2. Description of Related Art
In order for plastics, usually in the form of pellets or granules and coming from a hopper, to be worked in an extruder, they are fed in at one end of an extrusion cylinder and are then led all along the cylinder by means of an extrusion screw to emerge in a pasty form through a die mounted at the other end of the cylinder. The plastic material therefore passes from a solid state to a pasty state over a given distance, this transformation of material involving substantial exchanges of heat. In order for transformation of the material to be complete, it must attain a given temperature before passing through the die; for that purpose, the temperature of the cylinder surrounding the screw must be precisely controlled, this temperature depending essentially on the type of plastic being extruded and the type of screw being used. In order to maintain the cylinder at this given temperature, heating elements and cooling devices are disposed along the cylinder. In general, the latter is divided into several successive independent heating-and-cooling zones, whereby a temperature profile along the cylinder is obtained. Before the machine is started up, the cylinder must be heated by means of the heating elements in order to bring it up to its set temperature, whereas thereafter, the kneading and mechanical constriction imposed on the plastic by the screw supply the system with an amount of heat which may be sufficient or even in excess of what is needed to keep the system at the set temperature. It may therefore be necessary to add a cooling system to the cylinder so that, by combining the heating and cooling cycles, the cylinder, and hence the plastic, remains at an approximately even temperature over a given zone of the cylinder.
Various cooling methods and systems have already been proposed, e.g., those using a cooling liquid such as water or oil. The main drawback of these systems resides in the complexity of the cooling circuit, as well as the particular machining of the extrusion cylinder in order to have the cooling ducts pass through it.
Other systems proposed use a stream of air as the coolant. The advantage as compared with the liquid cooling systems is the simplicity of the circuit and of the cylinder. Such a prior art system for cooling by air circulation is illustrated in FIG. 1, which is a cross-section through the cylinder 10 of an extruder 1. Cylinder 10 comprises a cylindrical interior space in which the screw (not shown) rotates. The cooling circuit 2 is composed, firstly, of a cool-air supply, here represented by a blower 20 causing air, generally drawn from the ambient atmosphere or from a cool-air source, to circulate within an enclosure 21 which completely surrounds the relevant heating-and-cooling zone of cylinder 10 over its entire length. Several systems such as the one shown here are usually installed, one after another all along cylinder 10, each of them constituting a heating-and-cooling zone. Heat-exchange means 22 surround cylinder 10, with various designs such as copper tongues 22A, disks 22B, or wedges 22C being shown in the drawing. Heat-exchange means 22 are associated with the heating circuit 3, heating sleeves 30 of which are merely indicated diagrammatically. As may be seen in this drawing, the circulation of cooling air takes place with a rising movement, coming from blower 20, circulating on both sides of cylinder 10 while passing through heat-exchange means 22, and escaping through a grid 23 or openings made at the top of enclosure 21, as indicated by arrows.
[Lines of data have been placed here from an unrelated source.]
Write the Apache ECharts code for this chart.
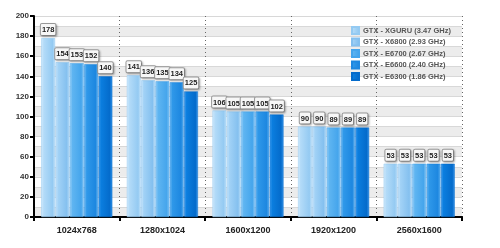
<!DOCTYPE html>
<html><head><meta charset="utf-8">
<script src="https://cdn.jsdelivr.net/npm/echarts@6/dist/echarts.min.js"></script>
<style>html,body{margin:0;padding:0;background:#fff}#c{width:500px;height:248px}</style>
</head><body><div id="c"></div>
<script>
const categories = ['1024x768','1280x1024','1600x1200','1920x1200','2560x1600'];
const seriesNames = ['GTX - XGURU (3.47 GHz)','GTX - X6800 (2.93 GHz)','GTX - E6700 (2.67 GHz)','GTX - E6600 (2.40 GHz)','GTX - E6300 (1.86 GHz)'];
const xguru = [178,141,106,90,53];
const x6800 = [154,136,105,90,53];
const e6700 = [153,135,105,89,53];
const e6600 = [152,134,105,89,53];
const e6300 = [140,125,102,89,53];
const yTicks = [0,20,40,60,80,100,120,140,160,180,200];
const values = [xguru,x6800,e6700,e6600,e6300];
const palettes = [
  ['#d6ecfc','#b3dbf8','#94caf2','#c4e3fa'],
  ['#cfe8fb','#a2d2f6','#84c0ef','#bfe0f9'],
  ['#9fd2f8','#5fb5f1','#45a5ec','#8cc9f5'],
  ['#74bdf3','#2f98e9','#1d87e0','#66b5f1'],
  ['#3f9ef0','#0b7edf','#046bcb','#3a98ec']
];
const chart = echarts.init(document.getElementById('c'), null, {renderer:'canvas'});
chart.setOption({
  animation:false,
  backgroundColor:'#fff',
  grid:{left:34,right:38,top:16,bottom:31},
  legend:{
    orient:'vertical', left:346, top:21, itemWidth:7, itemHeight:7, itemGap:2.5,
    icon:'rect',
    textStyle:{fontSize:7.5, fontWeight:'bold', color:'#555', fontFamily:'Liberation Sans, Arial', padding:[0,0,0,-1]},
    data:seriesNames
  },
  xAxis:{
    type:'category', data:categories,
    axisLine:{lineStyle:{color:'#000',width:2}},
    axisTick:{show:true,length:4,lineStyle:{color:'#000',width:2}},
    axisLabel:{fontSize:9,fontWeight:'bold',color:'#222',margin:9,fontFamily:'Liberation Sans, Arial'},
    splitLine:{show:true,lineStyle:{type:[1,3],color:'#666',width:1}}
  },
  yAxis:[{
    type:'value', min:0, max:200, interval:20,
    axisLine:{show:true,lineStyle:{color:'#000',width:2}},
    axisTick:{show:true,length:4,lineStyle:{color:'#000',width:2}},
    axisLabel:{fontSize:8,fontWeight:'bold',color:'#333',margin:5,fontFamily:'Liberation Sans, Arial',
      formatter:v=>yTicks.includes(v)?String(v):''},
    splitLine:{show:false}
  },{
    type:'value', min:0, max:200, interval:10, position:'left',
    axisLine:{show:false}, axisTick:{show:false}, axisLabel:{show:false},
    splitLine:{show:true,lineStyle:{color:'#d8d8d8',width:1}},
    splitArea:{show:true,areaStyle:{color:['#ececec','#ffffff']}}
  }],
  series: values.map((vals,i)=>({
    name:seriesNames[i], type:'bar', data:vals, yAxisIndex:0,
    barGap:'4%', barCategoryGap:'17%',
    itemStyle:{
      color:new echarts.graphic.LinearGradient(0,0,1,0,[
        {offset:0,color:palettes[i][0]},
        {offset:0.18,color:palettes[i][1]},
        {offset:0.82,color:palettes[i][2]},
        {offset:1,color:palettes[i][3]}
      ]),
      borderColor:palettes[i][2], borderWidth:0.5
    },
    label:{
      show:true, position:'top', distance:3,
      fontSize:7.5, fontWeight:'bold', color:'#222', fontFamily:'Liberation Sans, Arial',
      backgroundColor:'#f7f7f7', borderColor:'#9a9a9a', borderWidth:1, borderRadius:1,
      padding:[2,1,1,1], shadowColor:'rgba(0,0,0,0.25)', shadowBlur:2, shadowOffsetX:1, shadowOffsetY:1
    }
  }))
});
</script></body></html>
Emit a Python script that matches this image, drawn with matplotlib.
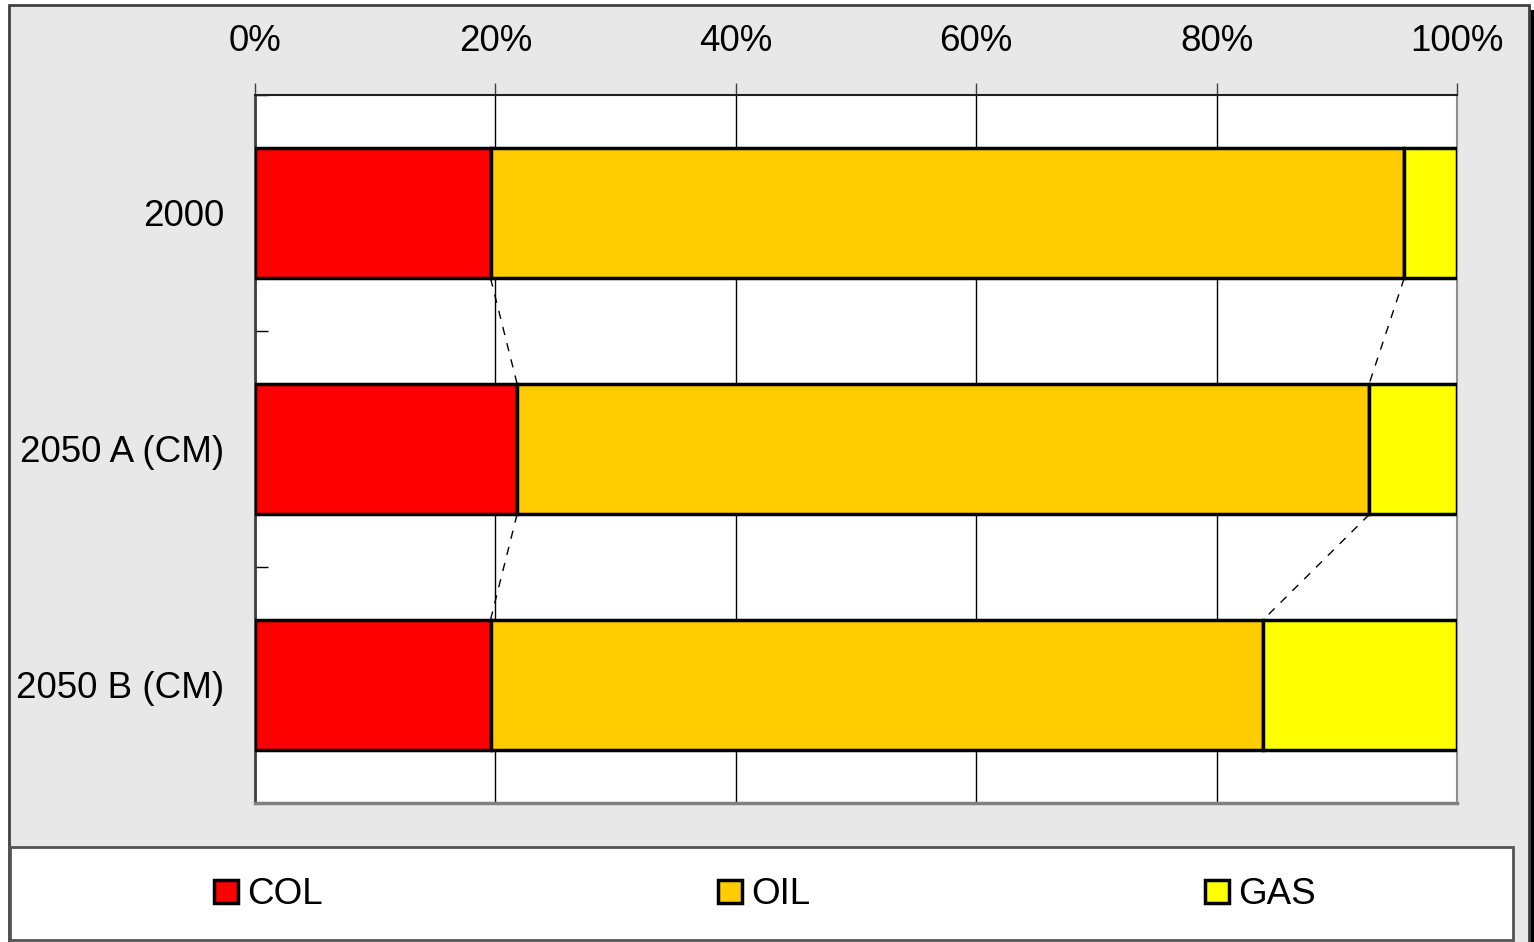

Owing to the rising movement of the cooling air, due particularly to the chimney effect, cylinder 10 is not cooled homogeneously; for the air in contact with the lower part of cylinder 10, designated as region 11, is still cool, whereas it warms up while passing over the sides of cylinder 10 to attain its maximum temperature toward the top of cylinder 10, i.e., the region designated 12. Inasmuch as the air is warmest at the top of cylinder 10, region 12 is less efficiently cooled than region 11; this leads to deformation of cylinder 10 since the elongation of the top part 12 of cylinder 10 is greater than that of the bottom part 11. In view of the longitudinal curvature taken on by cylinder 10, it is no longer exactly coaxial with the screw; the slight clearance existing between the screw and the inside surface of the cylinder is undesirably modified, which leads to premature wear and tear on the screw and on the cylinder, as well as to irregular working of the plastic being kneaded.
Another cooling device is disclosed in U.S. Pat. No. 4,763,722. As in the device described above, the air circulates in a direction perpendicular to the axis of the extrusion cylinder; and although in this case the air is returned for a second passage in the opposite direction, the movement of air always remains perpendicular to the axis of the cylinder, bringing about unequal cooling of the top and bottom parts of the cylinder.